The Center for Collaboration Science
What is the Center for Collaboration Science?
The Center for Collaboration Science (CCS) develops, validates, and publishes scientific foundations for collaboration-related phenomena and helps organizations to apply these findings to make performance differences that matter.
CCS was formed in July 2006 with funds provided by Mr. Stephen Wild, a UNO alumnus, and the University of Nebraska Foundation. The center is an interdisciplinary initiative involving about 25 faculty members from all six University of Nebraska at Omaha colleges that bring their diversity of knowledge to bear on improving collaboration for organizations in Omaha and the nation at large.
The mission of the Center for Collaboration Science is fourfold:
Create scientific knowledge through theory-based and empirically grounded research on collaboration-related phenomena.

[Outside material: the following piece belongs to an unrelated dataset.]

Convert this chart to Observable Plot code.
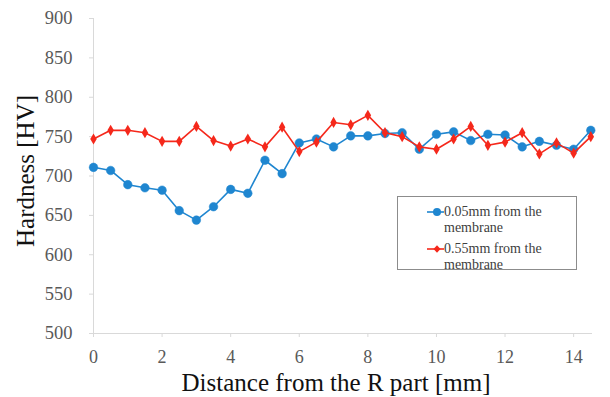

Use evidence-based practices to solve collaboration problems for groups, organizations, and society by designing and deploying solutions for collaborative needs.
Educate undergraduates, graduates, and professionals on collaboration concepts through university courses, academic and professional publications, seminars, certification, and professional training.
Create an environment in which members of the Center are recognized and valued for their contributions to Collaboration Science by both the scientific community and UNO.
But why together?
Working intimately with others of different disciplines enables collaboration at a higher level. Exceptional innovations are created utilizing a diverse set of perspectives. This has resulted in CCS working with interdisciplinary expertise. With such diverse teams, often the research does not fall neatly into one discipline or college's area of expertise. Thus the organization of CCS fills this void by connecting researchers for further collaboration. Additionally, CCS also provides projects and resources to build out a researcher's vision.
CCS further partners with the CAB Lab to access their unique instruments for research. These include eye-tracking and other tools that monitor an individual's emotions and involuntary responses. The CAB Lab also provides access to a participant pool of College of Business Administration students.